Roma – Poche settimane per metterci una pezza. Sempre che l’intenzione di evitare la procedura per deficit eccessivo riferito al debito sia concreta. Il premier Conte due giorni fa non ha messo in dubbio la necessità di “rispettare le regole finché non saranno cambiate”. Ma i due azionisti di maggioranza, i vicepremier Di Maio e Salvini, oggi hanno respinto gli inviti e non sembrano disposti a correggere le traiettorie di bilancio messo nero su bianco da Bruxelles.
“L’unico modo per ridurre il debito creato in passato è tagliare le tasse e permettere agli italiani di lavorare di più” commenta il capo della Lega, convinto che “l’UE capirà la volontà del governo di investire sulla crescita, sul lavoro e sulle infrastrutture”. Perché, insiste, “con tagli, sanzioni e austerità è cresciuto il debito la povertà e la disoccupazione, noi dobbiamo fare il contrario”.
Aggressivo anche il leader del Movimento 5 Stelle, che scarica sul Pd e sui governi precedenti la ragione della procedura avviata dalla Commissione. “Sono anni che diamo senza ricevere o che riceviamo meno di quanto ci spetterebbe”, attacca Di Maio che prende di mira proprio l’UE che “ci fa la morale e poi ci lascia tutto il peso come con i migranti”. Nonostante siano stati a un millimetro dallo strappo di governo, tra i due c’è sintonia totale contro l’Europa, pur dichiarando la disponibilità di sedersi al tavolo “con responsabilità perché siamo un paese serio”.

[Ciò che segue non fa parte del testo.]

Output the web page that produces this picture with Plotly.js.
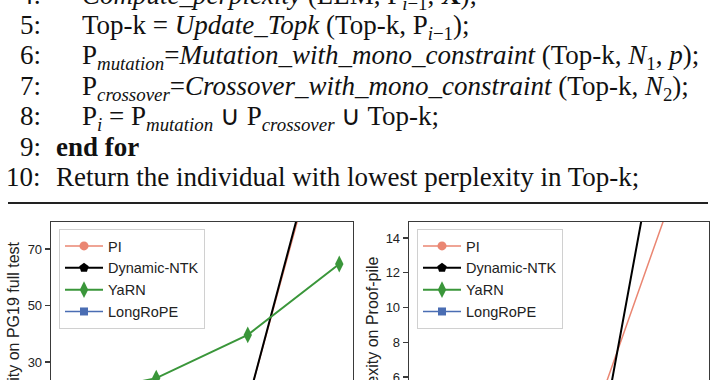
<!DOCTYPE html>
<html>
<head>
<meta charset="utf-8">
<script src="https://cdn.plot.ly/plotly-3.0.1.min.js"></script>
<style>
html,body{margin:0;padding:0;background:#fff;overflow:hidden;}
#chart{width:720px;height:380px;}
</style>
</head>
<body>
<div id="chart"></div>
<script>
// ---- data ----
const contextIdx = [0, 1, 2, 3];
const seriesNames = ['PI', 'Dynamic-NTK', 'YaRN', 'LongRoPE'];
// Perplexity on PG19 full test (left panel)
const pg19_PI = [9.5, 10.2, 15.8, 134];
const pg19_NTK = [9.4, 10.0, 15.6, 137];
const pg19_YaRN = [17.5, 24.3, 39.6, 64.7];
const pg19_LongRoPE = [9.3, 9.6, 10.1, 11.0];
// Perplexity on Proof-pile (right panel)
const pp_PI = [3.2, 3.1, 5.38, 20.2];
const pp_NTK = [3.1, 3.0, 3.44, 31.9];
const pp_YaRN = [3.3, 3.2, 3.1, 3.1];
const pp_LongRoPE = [3.1, 3.0, 2.9, 2.8];
const pg19Ticks = [30, 50, 70];
const ppTicks = [6, 8, 10, 12, 14];
// algorithm listing text
const lineNumbers = ['4:', '5:', '6:', '7:', '8:', '9:', '10:'];
const lineTexts = [
  '<i>Compute_perplexity</i> (LLM, P<sub><i>i</i>−1</sub>, <b>X</b>);',
  'Top-k = <i>Update_Topk</i> (Top-k, P<sub><i>i</i>−1</sub>);',
  'P<sub><i>mutation</i></sub>=<i>Mutation_with_mono_constraint</i> (Top-k, <i>N</i><sub>1</sub>, <i>p</i>);',
  'P<sub><i>crossover</i></sub>=<i>Crossover_with_mono_constraint</i> (Top-k, <i>N</i><sub>2</sub>);',
  'P<sub><i>i</i></sub> = P<sub><i>mutation</i></sub> ∪ P<sub><i>crossover</i></sub> ∪ Top-k;',
  '<b>end for</b>',
  'Return the individual with lowest perplexity in Top-k;'
];
const lineIndented = [true, true, true, true, true, false, false];

// ---- styles ----
const W = 720, H = 380;
const colors = ['#ea8672', '#000000', '#3a963a', '#4a6db3'];
const symbols = ['circle', 'pentagon', 'diamond-tall', 'square'];
const msizes = [9, 10, 12, 8];
const lwidths = [1.5, 2, 2, 1.5];
const px = v => v / W;
const py = v => 1 - v / H;

function mk(name, i, y, xa, ya, leg) {
  return {
    x: contextIdx, y: y, name: name, type: 'scatter', mode: 'lines+markers',
    xaxis: xa, yaxis: ya, legend: leg,
    line: {color: colors[i], width: lwidths[i]},
    marker: {symbol: symbols[i], size: msizes[i], color: colors[i]},
    cliponaxis: true
  };
}
const data = [
  mk(seriesNames[0], 0, pg19_PI, 'x', 'y', 'legend'),
  mk(seriesNames[1], 1, pg19_NTK, 'x', 'y', 'legend'),
  mk(seriesNames[2], 2, pg19_YaRN, 'x', 'y', 'legend'),
  mk(seriesNames[3], 3, pg19_LongRoPE, 'x', 'y', 'legend'),
  mk(seriesNames[0], 0, pp_PI, 'x2', 'y2', 'legend2'),
  mk(seriesNames[1], 1, pp_NTK, 'x2', 'y2', 'legend2'),
  mk(seriesNames[2], 2, pp_YaRN, 'x2', 'y2', 'legend2'),
  mk(seriesNames[3], 3, pp_LongRoPE, 'x2', 'y2', 'legend2')
];

const frame = '#3a3a3a';
const tickFont = {family: 'Liberation Sans, Arial, sans-serif', size: 13, color: '#222'};
function xax(d, anchor) {
  return {domain: d, anchor: anchor, range: [-0.15, 3.15], side: 'top', showline: true, linecolor: frame, linewidth: 1.3,
    showgrid: false, zeroline: false, showticklabels: false, ticks: ''};
}
function yax(r, tv, anchor) {
  return {domain: [0, py(222)], anchor: anchor, range: r, tickvals: tv, ticks: 'outside', ticklen: 5, tickwidth: 1.2,
    tickcolor: frame, showline: true, mirror: true, linecolor: frame, linewidth: 1.3, ticklabeloverflow: 'allow',
    showgrid: false, zeroline: false, tickfont: tickFont};
}
const legStyle = (x) => ({
  x: px(x), y: py(229), xanchor: 'left', yanchor: 'top', xref: 'paper', yref: 'paper',
  bgcolor: 'rgba(255,255,255,0.85)', bordercolor: '#d0d0d0', borderwidth: 1,
  font: {family: 'Liberation Sans, Arial, sans-serif', size: 14.5, color: '#222'},
  tracegroupgap: 0, traceorder: 'normal', itemwidth: 38
});

const annotations = [];
const serif = {family: 'Liberation Serif, Times New Roman, serif', size: 27, color: '#111'};
for (let k = 0; k < lineNumbers.length; k++) {
  const baseline = 3.6 + 30.4 * k;
  const top = baseline - 25;
  annotations.push({xref: 'paper', yref: 'paper', x: px(42), y: py(top), xanchor: 'right', yanchor: 'top',
    text: lineNumbers[k], showarrow: false, font: serif, borderpad: 0});
  annotations.push({xref: 'paper', yref: 'paper', x: px(lineIndented[k] ? 81 : 55), y: py(top), xanchor: 'left', yanchor: 'top',
    text: lineTexts[k], showarrow: false, font: serif, borderpad: 0});
}
const titleFont = {family: 'Liberation Sans, Arial, sans-serif', size: 16, color: '#222'};
annotations.push({xref: 'paper', yref: 'paper', x: px(13), y: py(239), xanchor: 'center', yanchor: 'top',
  textangle: -90, text: 'Perplexity on PG19 full test', showarrow: false, font: titleFont});
annotations.push({xref: 'paper', yref: 'paper', x: px(372), y: py(254), xanchor: 'center', yanchor: 'top',
  textangle: -90, text: 'Perplexity on Proof-pile', showarrow: false, font: titleFont});

const layout = {
  width: W, height: H, margin: {l: 0, r: 0, t: 0, b: 0},
  paper_bgcolor: '#fff', plot_bgcolor: '#fff', showlegend: true,
  xaxis: xax([px(51), px(353)], 'y'), yaxis: yax([23.63, 79.56], pg19Ticks, 'x'),
  xaxis2: xax([px(409), px(709)], 'y2'), yaxis2: yax([5.83, 14.92], ppTicks, 'x2'),
  legend: legStyle(59), legend2: legStyle(417),
  annotations: annotations,
  shapes: [{type: 'line', xref: 'paper', yref: 'paper', x0: px(8), x1: px(708), y0: py(203), y1: py(203),
    line: {color: '#222', width: 2}}]
};
Plotly.newPlot('chart', data, layout, {staticPlot: true, displayModeBar: false});
</script>
</body>
</html>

E se il commissario Moscovici stamani ha detto in italiano che “la porta resta aperta”, il filo del dialogo lo prende Palazzo Chigi. Il Governo “prende atto della valutazione” degli uffici di Bruxelles e “auspica la continuazione di un dialogo costruttivo con la Commissione”, anche se insiste nell’indicare che le previsioni sullo sforamento indicate nel rapporto non tengono conto di sensibili variazioni e di minori spese, indicando così per il 2019 un indebitamento netto che si attesterebbe al 2,1 per cento del PIL.
Nella nota, dal tenore molto più conciliante delle dichiarazioni dei due vicepremier, e probabilmente concordata in stretto contatto con il ministro dell’Economia Tria, si legge che il confronto servirà a definire “gli obiettivi per l’anno in corso che verranno conseguiti e un sentiero di discesa del deficit coerente con gli impegni già assunti da Governo e Parlamento”.
Se dunque i provvedimenti di spesa più criticati come il reddito di cittadinanza e quota 100 non sono in discussione, il governo scrive che “il monitoraggio dei conti pubblici è costante” ed è determinato a perseguire il fondamentale obiettivo di saldo strutturale e ad adottare tutte le cautele e le iniziative per il raggiungimento di tale obiettivo”. In sostanza si capisce che una manovra correttiva non viene esclusa per assecondare le ultime richieste di Bruxelles.
Davanti al “sonoro ceffone al governo” che arriva dall’UE, le opposizioni naturalmente non risparmiano critiche, addebitando alle scelte della maggioranza il dissesto dei conti ed esponendo il Paese a grossi rischi nei confronti degli investitori. Un “Italia da salvare, crescono i debiti e siamo fermi da un anno, la situazione è brutta” dice il segretario del PD Zingaretti, mentre alle accuse di Di Maio risponde l’ex ministro Padoan: “Con i nostri governi debito stabilizzato e in diminuzione”. Il “dramma per il premier Conte”, secondo Brunetta di Forza Italia, è che “vuole fare di tutto per scongiurare la procedura, mentre un suo vicepremier dice che se ne frega e l’altro che dice le due cose a fasi alterne. Un vero e proprio manicomio”.